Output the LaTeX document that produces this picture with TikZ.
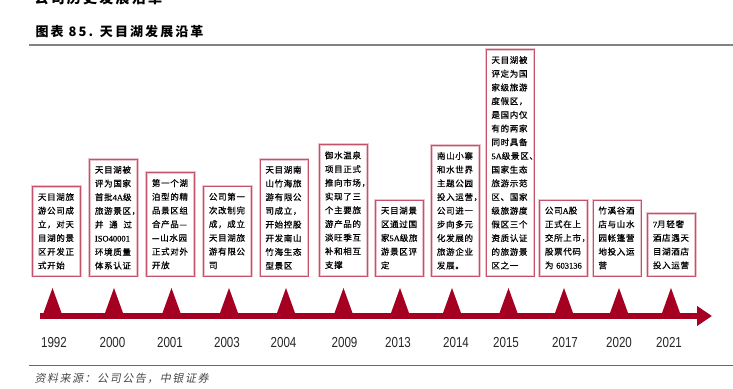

_ _ _ _

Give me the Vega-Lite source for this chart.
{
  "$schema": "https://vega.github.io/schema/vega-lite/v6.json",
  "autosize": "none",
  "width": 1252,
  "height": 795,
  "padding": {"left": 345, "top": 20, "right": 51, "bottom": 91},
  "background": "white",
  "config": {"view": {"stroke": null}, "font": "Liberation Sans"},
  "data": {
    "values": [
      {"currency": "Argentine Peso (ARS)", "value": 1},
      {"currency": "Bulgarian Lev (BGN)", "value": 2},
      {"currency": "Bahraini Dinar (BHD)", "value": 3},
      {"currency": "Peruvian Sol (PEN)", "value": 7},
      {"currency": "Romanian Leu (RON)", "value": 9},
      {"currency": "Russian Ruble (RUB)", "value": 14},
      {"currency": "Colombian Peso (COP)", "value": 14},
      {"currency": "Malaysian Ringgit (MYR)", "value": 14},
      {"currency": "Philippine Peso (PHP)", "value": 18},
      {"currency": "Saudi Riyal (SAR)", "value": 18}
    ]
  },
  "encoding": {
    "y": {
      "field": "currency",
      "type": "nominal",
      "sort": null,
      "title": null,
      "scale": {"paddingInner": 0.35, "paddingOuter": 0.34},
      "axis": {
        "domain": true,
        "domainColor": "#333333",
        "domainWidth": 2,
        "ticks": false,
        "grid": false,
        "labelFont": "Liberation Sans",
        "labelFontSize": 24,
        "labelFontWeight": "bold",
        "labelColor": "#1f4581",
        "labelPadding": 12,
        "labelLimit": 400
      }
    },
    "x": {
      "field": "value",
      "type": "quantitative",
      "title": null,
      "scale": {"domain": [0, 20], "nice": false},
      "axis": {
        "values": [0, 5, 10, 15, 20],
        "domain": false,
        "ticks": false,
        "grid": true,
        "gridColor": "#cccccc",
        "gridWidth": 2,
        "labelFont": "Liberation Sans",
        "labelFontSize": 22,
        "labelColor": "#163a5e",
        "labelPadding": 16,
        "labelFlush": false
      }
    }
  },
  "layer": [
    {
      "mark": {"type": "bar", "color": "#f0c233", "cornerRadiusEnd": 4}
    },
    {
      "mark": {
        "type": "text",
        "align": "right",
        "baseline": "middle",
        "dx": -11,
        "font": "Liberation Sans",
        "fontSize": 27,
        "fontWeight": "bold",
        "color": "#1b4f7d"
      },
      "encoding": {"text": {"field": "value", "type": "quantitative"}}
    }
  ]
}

_ _ _ _

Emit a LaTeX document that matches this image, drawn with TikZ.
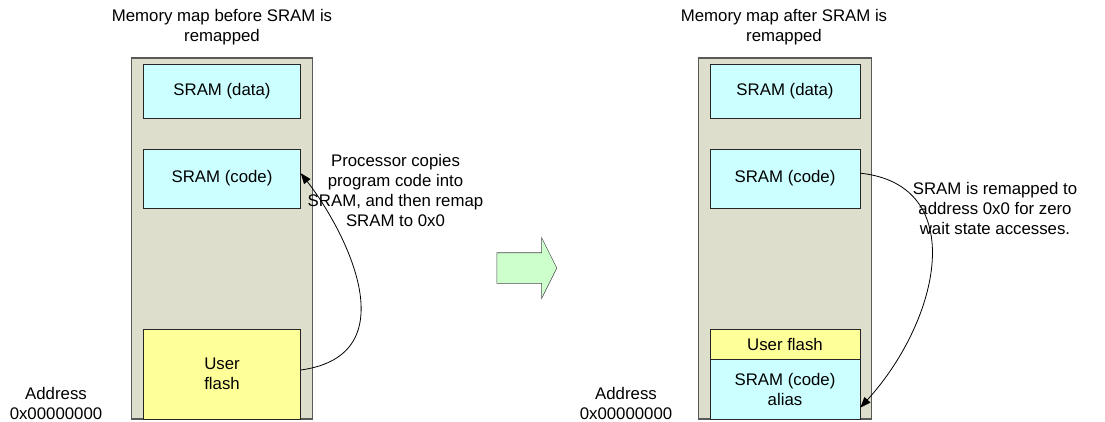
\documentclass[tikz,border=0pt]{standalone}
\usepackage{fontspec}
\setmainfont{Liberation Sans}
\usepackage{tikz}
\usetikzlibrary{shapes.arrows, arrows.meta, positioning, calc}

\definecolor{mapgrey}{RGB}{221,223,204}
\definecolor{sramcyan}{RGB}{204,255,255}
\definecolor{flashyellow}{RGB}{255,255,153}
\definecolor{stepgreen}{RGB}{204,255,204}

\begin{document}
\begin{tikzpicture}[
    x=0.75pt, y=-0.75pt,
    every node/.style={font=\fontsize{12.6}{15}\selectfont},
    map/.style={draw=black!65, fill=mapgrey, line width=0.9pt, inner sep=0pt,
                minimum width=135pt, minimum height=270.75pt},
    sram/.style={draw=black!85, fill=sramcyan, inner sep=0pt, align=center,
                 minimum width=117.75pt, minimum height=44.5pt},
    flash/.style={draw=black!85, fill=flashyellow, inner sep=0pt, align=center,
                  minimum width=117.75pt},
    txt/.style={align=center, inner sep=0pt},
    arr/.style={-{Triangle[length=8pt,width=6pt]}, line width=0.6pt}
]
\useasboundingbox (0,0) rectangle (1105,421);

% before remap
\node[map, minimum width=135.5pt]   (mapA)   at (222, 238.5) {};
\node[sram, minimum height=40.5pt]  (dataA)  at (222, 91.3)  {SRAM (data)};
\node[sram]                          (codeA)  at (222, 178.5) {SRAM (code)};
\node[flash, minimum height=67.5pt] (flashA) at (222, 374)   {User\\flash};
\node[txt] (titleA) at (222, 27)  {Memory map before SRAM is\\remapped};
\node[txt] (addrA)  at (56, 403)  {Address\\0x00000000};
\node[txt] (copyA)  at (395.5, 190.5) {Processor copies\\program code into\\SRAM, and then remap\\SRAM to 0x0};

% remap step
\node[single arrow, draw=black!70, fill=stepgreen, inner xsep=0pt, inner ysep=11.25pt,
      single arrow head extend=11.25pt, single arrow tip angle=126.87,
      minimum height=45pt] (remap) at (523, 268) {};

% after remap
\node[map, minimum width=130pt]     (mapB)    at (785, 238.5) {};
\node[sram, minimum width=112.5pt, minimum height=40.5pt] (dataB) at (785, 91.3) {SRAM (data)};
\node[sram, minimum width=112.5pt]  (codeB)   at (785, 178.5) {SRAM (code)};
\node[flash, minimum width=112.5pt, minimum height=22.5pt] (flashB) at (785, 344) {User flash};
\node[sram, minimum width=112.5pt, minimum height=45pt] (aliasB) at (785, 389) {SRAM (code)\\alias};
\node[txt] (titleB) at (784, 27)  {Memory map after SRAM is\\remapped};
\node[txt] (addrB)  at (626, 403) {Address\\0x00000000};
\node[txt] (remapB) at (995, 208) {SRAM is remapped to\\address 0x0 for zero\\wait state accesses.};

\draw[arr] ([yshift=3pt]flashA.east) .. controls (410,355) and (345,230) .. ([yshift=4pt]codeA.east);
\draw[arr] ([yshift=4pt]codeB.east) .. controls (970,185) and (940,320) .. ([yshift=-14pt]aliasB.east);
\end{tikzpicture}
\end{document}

_ _ _ _

### WORK TO DO
Leave the pictures out, and transcribe exactly the lines above starting at the one that contains "Emit a LaTeX" and ending at the one that contains "minimum height=45pt] (remap)".

### EXERCISE SOLUTION
Emit a LaTeX document that matches this image, drawn with TikZ.
\documentclass[tikz,border=0pt]{standalone}
\usepackage{fontspec}
\setmainfont{Liberation Sans}
\usepackage{tikz}
\usetikzlibrary{shapes.arrows, arrows.meta, positioning, calc}

\definecolor{mapgrey}{RGB}{221,223,204}
\definecolor{sramcyan}{RGB}{204,255,255}
\definecolor{flashyellow}{RGB}{255,255,153}
\definecolor{stepgreen}{RGB}{204,255,204}

\begin{document}
\begin{tikzpicture}[
    x=0.75pt, y=-0.75pt,
    every node/.style={font=\fontsize{12.6}{15}\selectfont},
    map/.style={draw=black!65, fill=mapgrey, line width=0.9pt, inner sep=0pt,
                minimum width=135pt, minimum height=270.75pt},
    sram/.style={draw=black!85, fill=sramcyan, inner sep=0pt, align=center,
                 minimum width=117.75pt, minimum height=44.5pt},
    flash/.style={draw=black!85, fill=flashyellow, inner sep=0pt, align=center,
                  minimum width=117.75pt},
    txt/.style={align=center, inner sep=0pt},
    arr/.style={-{Triangle[length=8pt,width=6pt]}, line width=0.6pt}
]
\useasboundingbox (0,0) rectangle (1105,421);

% before remap
\node[map, minimum width=135.5pt]   (mapA)   at (222, 238.5) {};
\node[sram, minimum height=40.5pt]  (dataA)  at (222, 91.3)  {SRAM (data)};
\node[sram]                          (codeA)  at (222, 178.5) {SRAM (code)};
\node[flash, minimum height=67.5pt] (flashA) at (222, 374)   {User\\flash};
\node[txt] (titleA) at (222, 27)  {Memory map before SRAM is\\remapped};
\node[txt] (addrA)  at (56, 403)  {Address\\0x00000000};
\node[txt] (copyA)  at (395.5, 190.5) {Processor copies\\program code into\\SRAM, and then remap\\SRAM to 0x0};

% remap step
\node[single arrow, draw=black!70, fill=stepgreen, inner xsep=0pt, inner ysep=11.25pt,
      single arrow head extend=11.25pt, single arrow tip angle=126.87,
      minimum height=45pt] (remap) at (523, 268) {};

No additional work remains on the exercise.